16. A consideration of the above said documents in the proper perspective would reveal clear that the western half of the property was allotted to the share of the defendants father who had been dealing with it as that of their own and the eastern half share went to the plaintiffs father. When the father of the plaintiffs himself has only bequeathed the admitted extent as per Ex.A.1 Will, the plaintiffs are not entitled to claim over and above what they are actually entitled to. The mistake in the entry in the UDR patta has been taken advantage of by the plaintiffs which was later corrected in the year 1975 and separate patta and plan had been issued in favour of the respective parties. 17. In view of the same, the plaintiffs are estopped from claiming more than what they are entitled to in the suit. The other documents produced by the plaintiffs from Exs.A.13 to A.26 are all relating to the period after suit. Therefore, the same cannot be taken note of. 18. The plaintiffs having failed to establish their title independent of the defendants evidence is not entitled to a decree.
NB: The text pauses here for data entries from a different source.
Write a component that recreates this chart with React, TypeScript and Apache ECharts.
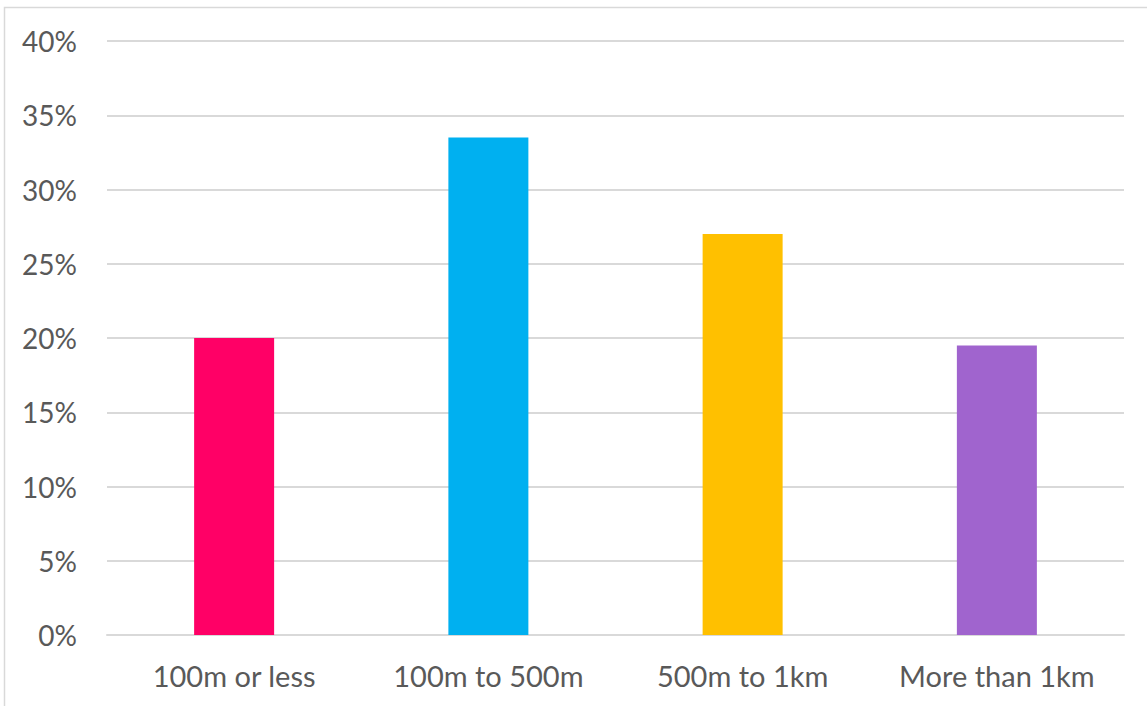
import React, { useEffect, useRef } from "react";
import * as echarts from "echarts";

const categories = ["100m or less", "100m to 500m", "500m to 1km", "More than 1km"];
const values = [20.0, 33.5, 27.0, 19.5];
const barColors = ["#FF0066", "#00B0F0", "#FFC000", "#A064CE"];
const yTicks = { min: 0, max: 40, interval: 5 };

export default function App() {
  const ref = useRef<HTMLDivElement>(null);
  useEffect(() => {
    if (!ref.current) return;
    const chart = echarts.init(ref.current, null, { renderer: "svg" });
    chart.setOption({
      animation: false,
      backgroundColor: "#ffffff",
      textStyle: { fontFamily: "Lato, Open Sans, sans-serif" },
      graphic: [
        {
          type: "rect",
          shape: { x: 4.5, y: 7.5, width: 1200, height: 800 },
          style: { fill: "none", stroke: "#d9d9d9", lineWidth: 1.5 },
          silent: true,
        },
      ],
      grid: { left: 107, right: 23, top: 41, bottom: 71, containLabel: false },
      xAxis: {
        type: "category",
        data: categories,
        axisLine: { show: true, lineStyle: { color: "#d9d9d9", width: 2 } },
        axisTick: { show: false },
        axisLabel: { color: "#595959", fontSize: 29, margin: 26, interval: 0, hideOverlap: false },
      },
      yAxis: {
        type: "value",
        min: yTicks.min,
        max: yTicks.max,
        interval: yTicks.interval,
        axisLine: { show: false },
        axisTick: { show: false },
        splitLine: { lineStyle: { color: "#d9d9d9", width: 2 } },
        axisLabel: {
          color: "#595959",
          fontSize: 28,
          margin: 30,
          formatter: (v: number) => `${v}%`,
        },
      },
      series: [
        {
          type: "bar",
          barWidth: 80,
          data: values.map((v, i) => ({ value: v, itemStyle: { color: barColors[i] } })),
        },
      ],
    });
    return () => chart.dispose();
  }, []);
  return (
    <div
      ref={ref}
      style={{ position: "fixed", left: 0, top: 0, width: 1147, height: 706 }}
    />
  );
}
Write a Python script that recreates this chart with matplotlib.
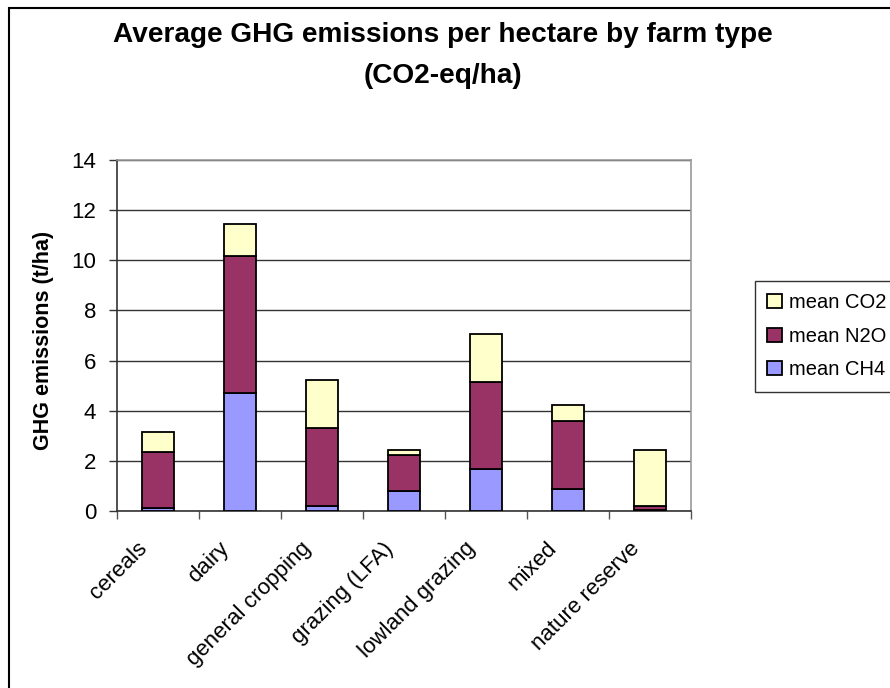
import matplotlib
matplotlib.use("Agg")
import matplotlib.pyplot as plt
from matplotlib.patches import Rectangle
import numpy as np

plt.rcParams['font.family'] = ['Liberation Sans', 'DejaVu Sans']

categories = ["cereals", "dairy", "general cropping", "grazing (LFA)",
              "lowland grazing", "mixed", "nature reserve"]
ch4 = [0.13, 4.71, 0.19, 0.81, 1.67, 0.89, 0.02]
n2o = [2.24, 5.45, 3.12, 1.43, 3.48, 2.68, 0.17]
co2 = [0.79, 1.28, 1.90, 0.21, 1.90, 0.66, 2.26]
series_labels = ["mean CO2", "mean N2O", "mean CH4"]
yticks = [0, 2, 4, 6, 8, 10, 12, 14]

col_ch4 = "#9999FF"
col_n2o = "#993366"
col_co2 = "#FFFFCC"

W, H = 890, 688
fig = plt.figure(figsize=(W / 100, H / 100), dpi=100)
ax = fig.add_axes([117 / W, 1 - 511 / H, (691 - 117) / W, (511 - 160) / H])

x = np.arange(len(categories))
w = 0.39
kw = dict(width=w, edgecolor="black", linewidth=1.3, zorder=3)
b_ch4 = ax.bar(x, ch4, color=col_ch4, **kw)
b_n2o = ax.bar(x, n2o, bottom=ch4, color=col_n2o, **kw)
bottom2 = np.array(ch4) + np.array(n2o)
b_co2 = ax.bar(x, co2, bottom=bottom2, color=col_co2, **kw)

ax.set_xlim(-0.5, len(categories) - 0.5)
ax.set_ylim(0, 14)
ax.set_yticks(yticks)
ax.set_yticklabels([str(v) for v in yticks], fontsize=16)
ax.yaxis.grid(True, color="#333333", linewidth=1.0, zorder=0)
ax.set_axisbelow(True)

# category ticks sit on the boundaries between bars
ax.set_xticks(np.arange(-0.5, len(categories), 1.0))
ax.set_xticklabels([])
ax.tick_params(axis="x", direction="out", length=6, width=1, color="#555555")
ax.tick_params(axis="y", direction="out", length=6, width=1, color="#333333",
               pad=9)
for i, lab in enumerate(categories):
    ax.text(i - 0.26, -1.08, lab, rotation=45, rotation_mode="anchor",
            ha="right", va="top", fontsize=16, transform=ax.transData,
            clip_on=False)

for side in ["top", "right"]:
    ax.spines[side].set_color("#999999")
    ax.spines[side].set_linewidth(1.2)
for side in ["left", "bottom"]:
    ax.spines[side].set_color("#333333")
    ax.spines[side].set_linewidth(1.2)

fig.text(44 / W, 1 - 340 / H, "GHG emissions (t/ha)", rotation=90,
         ha="center", va="center", fontsize=15.5, fontweight="bold")

fig.text(0.498, 1 - 35 / H, "Average GHG emissions per hectare by farm type",
         ha="center", va="center", fontsize=20.2, fontweight="bold")
fig.text(0.498, 1 - 76 / H, "(CO2-eq/ha)",
         ha="center", va="center", fontsize=20.2, fontweight="bold")

leg = fig.legend([b_co2, b_n2o, b_ch4], series_labels,
                 loc="upper left", bbox_to_anchor=(755 / W, 1 - 281 / H),
                 fontsize=14.5, frameon=True, fancybox=False, edgecolor="black",
                 handlelength=0.7, handleheight=0.7, handletextpad=0.35,
                 labelspacing=0.72, borderpad=0.62, borderaxespad=0)
leg.get_frame().set_linewidth(1.0)

# chart-area frame around the whole figure
fig.patches.append(Rectangle((9 / W, -0.1), 1.2, 1 - 8 / H + 0.1,
                             transform=fig.transFigure, fill=False,
                             edgecolor="black", linewidth=1.5))

fig.savefig("out.png", dpi=100)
The questions of law are answered in favour of the appellant. Accordingly, the judgment of the Appellate Court is set aside and the judgment of the trial Court is restored. 19. In fine, the second appeal is allowed and the order passed in A.S.No.50 of 1992 by the Sub-Judge, Srivilliputhur is set aside and the judgment passed in O.S.No.512 of 1989 by the District Munsif, Srivilliputhur is restored. No costs.